Wednesday, April 29, 2009

Google Public Policy Blog: On Message, Off the Mark

Adam Smith, director of product management for Google Books, posts today at the Google Public Policy Blog. (And, yes, that's his real name.) The link is

"Over the last few weeks we've heard a number of questions," Smith says in the opening to a promised series defending the proposed class action settlement with the Association of American Publishers and the Authors Guild.

What a bland way of acknowledging that the settlement has been delayed for four months by the judge, in the face of a firestorm of protests from every angle across the globe, and is being probed by the Justice Department on antitrust grounds.

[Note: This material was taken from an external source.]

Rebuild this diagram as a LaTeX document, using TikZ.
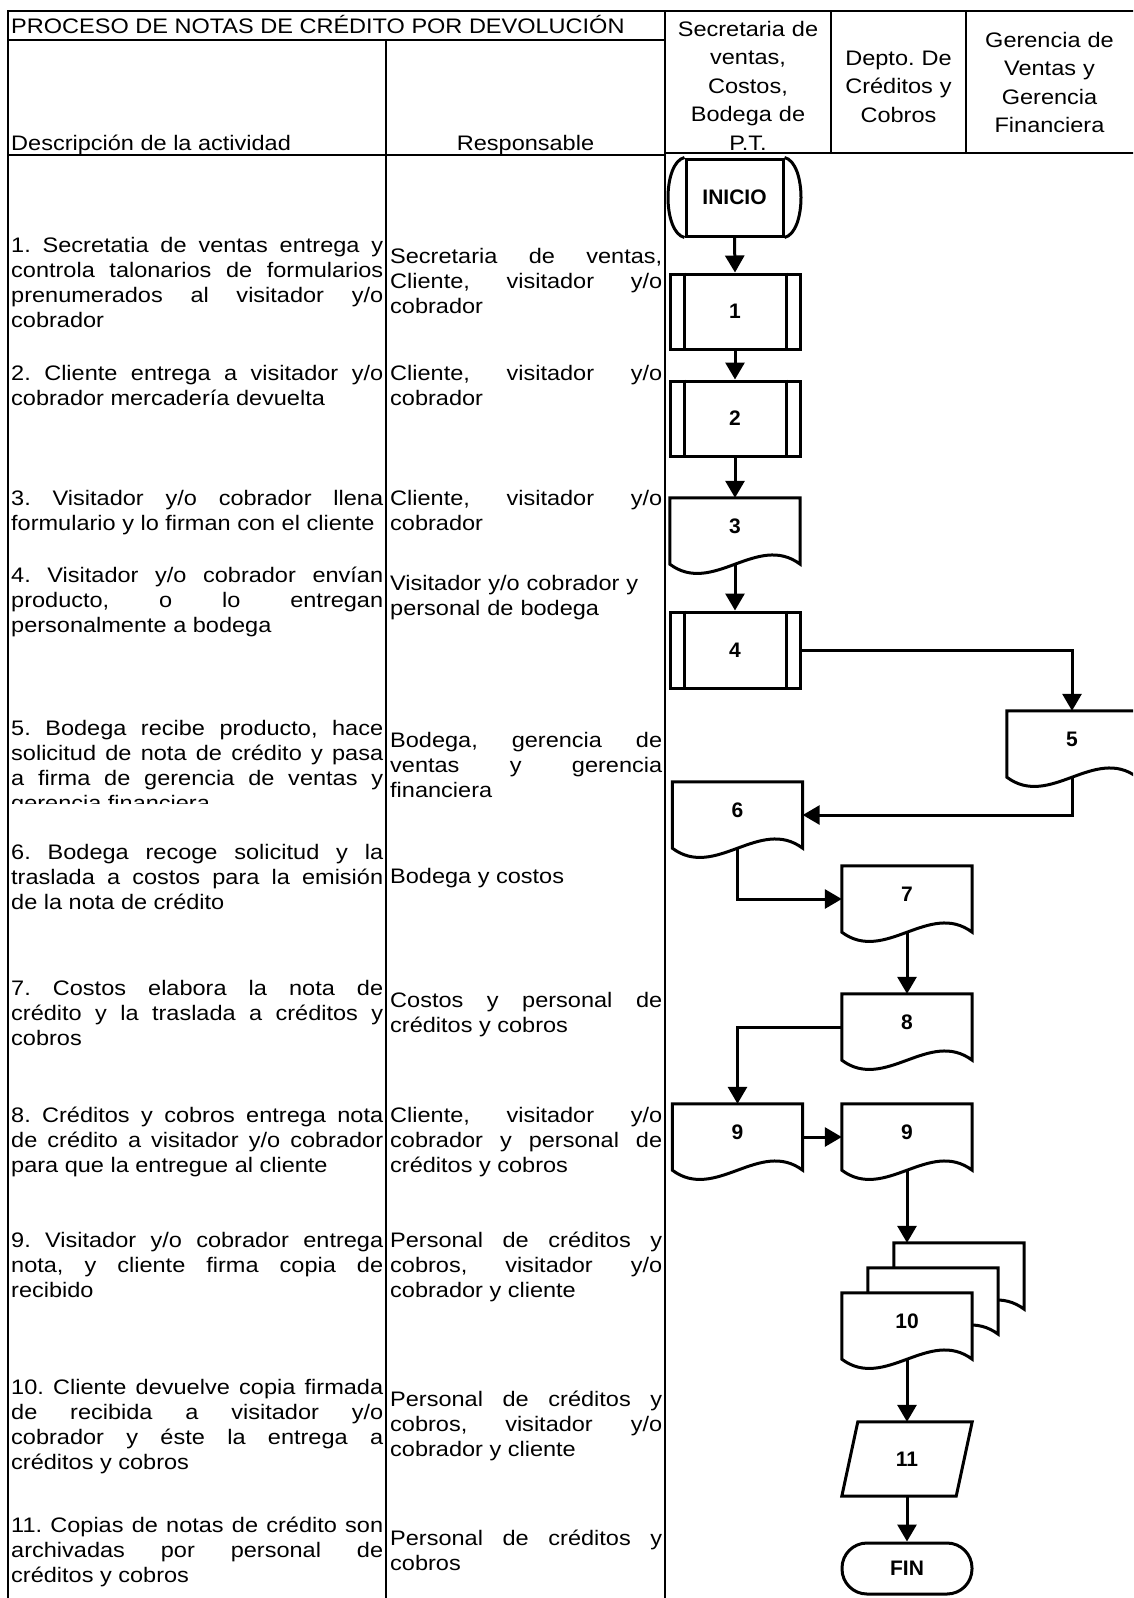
\documentclass[tikz,border=0pt]{standalone}
\usepackage{fontspec}
\setmainfont{Liberation Sans}[FakeStretch=1.12]
\newfontfamily\shapefont{Liberation Sans}
\usetikzlibrary{arrows.meta,calc}
\newcommand\docdraw[2][]{\draw[shp,#1] (#2.south west) -- (#2.north west) -- (#2.north east) -- (#2.south east) .. controls ($(#2.south east)+(-43,-32)$) and ($(#2.south west)+(43,32)$) .. (#2.south west) -- cycle;}
\newcommand\procdraw[1]{\draw[shp] ($(#1.north west)+(16,0)$) -- ($(#1.south west)+(16,0)$); \draw[shp] ($(#1.north east)+(-15,0)$) -- ($(#1.south east)+(-15,0)$);}
\begin{document}
\frenchspacing\tolerance=10000 \hbadness=10000 \hyphenpenalty=10000 \exhyphenpenalty=10000
\begin{tikzpicture}[x=1pt,y=-1pt,
  tbl/.style={line width=2pt, line cap=rect},
  shp/.style={line width=3pt, line join=miter},
  arr/.style={line width=3pt, -{Triangle[length=17pt,width=19pt]}},
  cell/.style={inner sep=0pt, anchor=base west, font=\fontsize{21}{25}\selectfont, align=justify},
  desc/.style={cell, text width=372pt},
  resp/.style={cell, text width=272pt},
  hdr/.style={inner sep=0pt, anchor=base, font=\fontsize{21}{28.6}\selectfont, align=center},
  sfont/.style={font=\shapefont\bfseries\fontsize{21}{21}\selectfont},
  pbox/.style={draw, shp, sfont, minimum width=130pt, minimum height=75pt, inner sep=0pt},
  docbox/.style={sfont, minimum width=130pt, minimum height=66pt, inner sep=0pt, text height=15pt, text depth=11pt},
]
\useasboundingbox (0,0) rectangle (1133,1598);
\clip (0,0) rectangle (1133,1598);
% table grid
\draw[tbl] (8,11) -- (1133,11);
\draw[tbl] (8,11) -- (8,1598);
\draw[tbl] (8,40) -- (665,40);
\draw[tbl] (386,40) -- (386,1598);
\draw[tbl] (665,11) -- (665,1598);
\draw[tbl] (8,155) -- (665,155);
\draw[tbl] (665,153) -- (1133,153);
\draw[tbl] (831,11) -- (831,153);
\draw[tbl] (966,11) -- (966,153);
% headers
\node[inner sep=0pt, anchor=base west, font=\fontsize{21}{21}\selectfont] (title) at (11,33) {PROCESO DE NOTAS DE CRÉDITO POR DEVOLUCIÓN};
\node[inner sep=0pt, anchor=base west, font=\fontsize{21}{21}\selectfont] (hdesc) at (11,150) {Descripción de la actividad};
\node[inner sep=0pt, anchor=base, font=\fontsize{21}{21}\selectfont] (hresp) at (525.5,150) {Responsable};
\node[hdr, text width=160pt] (h1) at (748,36) {Secretaria de\\ventas,\\Costos,\\Bodega de\\P.T.};
\node[hdr, text width=130pt] (h2) at (898.5,65) {Depto. De\\Créditos y\\Cobros};
\node[hdr, text width=160pt] (h3) at (1049.5,47) {Gerencia de\\Ventas y\\Gerencia\\Financiera};
% description column
\node[desc] (a1) at (11,252) {1. Secretatia de ventas entrega y\linebreak controla talonarios de formularios\linebreak prenumerados al visitador y/o\linebreak cobrador};
\node[desc] (a2) at (11,380) {2. Cliente entrega a visitador y/o\linebreak cobrador mercadería devuelta};
\node[desc] (a3) at (11,505) {3. Visitador y/o cobrador llena\linebreak formulario y lo firman con el cliente};
\node[desc] (a4) at (11,582) {4. Visitador y/o cobrador envían\linebreak producto, o lo entregan\linebreak personalmente a bodega};
\begin{scope}
\clip (8,700) rectangle (386,803);
\node[desc] (a5) at (11,735) {5. Bodega recibe producto, hace\linebreak solicitud de nota de crédito y pasa\linebreak a firma de gerencia de ventas y\linebreak gerencia financiera};
\end{scope}
\node[desc] (a6) at (11,859) {6. Bodega recoge solicitud y la\linebreak traslada a costos para la emisión\linebreak de la nota de crédito};
\node[desc] (a7) at (11,995) {7. Costos elabora la nota de\linebreak crédito y la traslada a créditos y\linebreak cobros};
\node[desc] (a8) at (11,1122) {8. Créditos y cobros entrega nota\linebreak de crédito a visitador y/o cobrador\linebreak para que la entregue al cliente};
\node[desc] (a9) at (11,1247) {9. Visitador y/o cobrador entrega\linebreak nota, y cliente firma copia de\linebreak recibido};
\node[desc] (a10) at (11,1394) {10. Cliente devuelve copia firmada\linebreak de recibida a visitador y/o\linebreak cobrador y éste la entrega a\linebreak créditos y cobros};
\node[desc] (a11) at (11,1532) {11. Copias de notas de crédito son\linebreak archivadas por personal de\linebreak créditos y cobros};
% responsible column
\node[resp] (r1) at (390,263) {Secretaria de ventas,\linebreak Cliente, visitador y/o\linebreak cobrador};
\node[resp] (r2) at (390,380) {Cliente, visitador y/o\linebreak cobrador};
\node[resp] (r3) at (390,505) {Cliente, visitador y/o\linebreak cobrador};
\node[resp, align=left] (r4) at (390,590) {Visitador y/o cobrador y\\personal de bodega};
\node[resp] (r5) at (390,747) {Bodega, gerencia de\linebreak ventas y gerencia\linebreak financiera};
\node[resp] (r6) at (390,883) {Bodega y costos};
\node[resp] (r7) at (390,1007) {Costos y personal de\linebreak créditos y cobros};
\node[resp] (r8) at (390,1122) {Cliente, visitador y/o\linebreak cobrador y personal de\linebreak créditos y cobros};
\node[resp] (r9) at (390,1247) {Personal de créditos y\linebreak cobros, visitador y/o\linebreak cobrador y cliente};
\node[resp] (r10) at (390,1406) {Personal de créditos y\linebreak cobros, visitador y/o\linebreak cobrador y cliente};
\node[resp] (r11) at (390,1545) {Personal de créditos y\linebreak cobros};
% flowchart
\node[draw, shp, sfont, minimum width=97pt, minimum height=77pt, inner sep=0pt] (start) at (734.5,197.5) {INICIO};
\draw[shp] (start.north east) .. controls ($(start.north east)+(22,5)$) and ($(start.south east)+(22,-5)$) .. (start.south east);
\draw[shp] (start.north west) .. controls ($(start.north west)+(-22,5)$) and ($(start.south west)+(-22,-5)$) .. (start.south west);
\node[pbox] (p1) at (735,311.5) {1}; \procdraw{p1}
\node[pbox] (p2) at (735,418.5) {2}; \procdraw{p2}
\node[docbox] (d3) at (735,531) {3}; \docdraw{d3}
\node[pbox, minimum height=76pt] (p4) at (735,650) {4}; \procdraw{p4}
\node[docbox] (d5) at (1072,744) {5}; \docdraw{d5}
\node[docbox] (d6) at (737.5,815) {6}; \docdraw{d6}
\node[docbox] (d7) at (907,899) {7}; \docdraw{d7}
\node[docbox] (d8) at (907,1027) {8}; \docdraw{d8}
\node[docbox] (d9a) at (737.5,1137) {9}; \docdraw{d9a}
\node[docbox] (d9b) at (907,1137) {9}; \docdraw{d9b}
\node[docbox] (d10c) at (959,1276) {}; \docdraw[fill=white]{d10c}
\node[docbox] (d10b) at (933,1301) {}; \docdraw[fill=white]{d10b}
\node[docbox] (d10) at (907,1326) {}; \docdraw[fill=white]{d10}
\node[docbox] (t10) at (d10) {10};
\node[sfont, minimum width=114pt, minimum height=74pt, inner sep=0pt] (p11) at (907,1459) {11};
\draw[shp] ($(p11.north west)+(8,0)$) -- ($(p11.north east)+(8,0)$) -- ($(p11.south east)+(-8,0)$) -- ($(p11.south west)+(-8,0)$) -- cycle;
\node[draw, shp, sfont, minimum width=130pt, minimum height=51pt, inner sep=0pt, rounded corners=25pt] (fin) at (907,1568.5) {FIN};
% connectors
\draw[arr] (start.south) -- (p1.north);
\draw[arr] (p1.south) -- (p2.north);
\draw[arr] (p2.south) -- (d3.north);
\draw[arr] (d3.south) -- (p4.north);
\draw[arr] (p4.east) -| (d5.north);
\draw[arr] (d5.south) |- (d6.east);
\draw[arr] (d6.south) |- (d7.west);
\draw[arr] (d7.south) -- (d8.north);
\draw[arr] (d8.west) -| (d9a.north);
\draw[arr] (d9a.east) -- (d9b.west);
\draw[arr] (d9b.south) -- (d9b.south |- d10c.north);
\draw[arr] (d10.south) -- (p11.north);
\draw[arr] (p11.south) -- (fin.north);
\end{tikzpicture}
\end{document}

If this is the best Google can do, then its project is not ready for prime time. The company needs to confront the criticisms of the deal head-on if it wants to win the hearts and minds of public-access champions; it can't simply recycle press releases. Is Google entitled to use legal jiu-jitsu to turn a defense of an infringement lawsuit into a non-legislated compulsory license for the profit of only one entity? Does a court have the authority to bless an arrangement with a self-appointed Books Rights Registry that offers terms less favorable to authors than those already offered by Google itself?

All good questions. All simply ignored.

Google should get itself unjoined from the Authors Guild's hip and open up the tent. There are lots of people of good will out there who are not out to destroy the potential advantages of a legally sanitized Google Books, but to reap its potential for everyone.

James Grimmelman, the New York Law School professor who is seeking to intervene on behalf of "orphan works" and related issues, acknowledges that the settlement as written would be "an improvement in the status quo," but rightly says that's not good enough. The settlement, Grimmelman adds, "creates two new entities -- the Book Rights Registry Leviathan and the Google Book Search Behemoth -- with dangerously concentrated power.... We the public have a right to demand that those entities be subject to healthy, pro-competitive oversight."

From my standpoint, there's a lot more to say about the flaws of the settlement, but this is where authors should be focusing right now. It's a rare public-education moment for us to demonstrate to consumers that creators are their friends, not their enemies, in the new information age.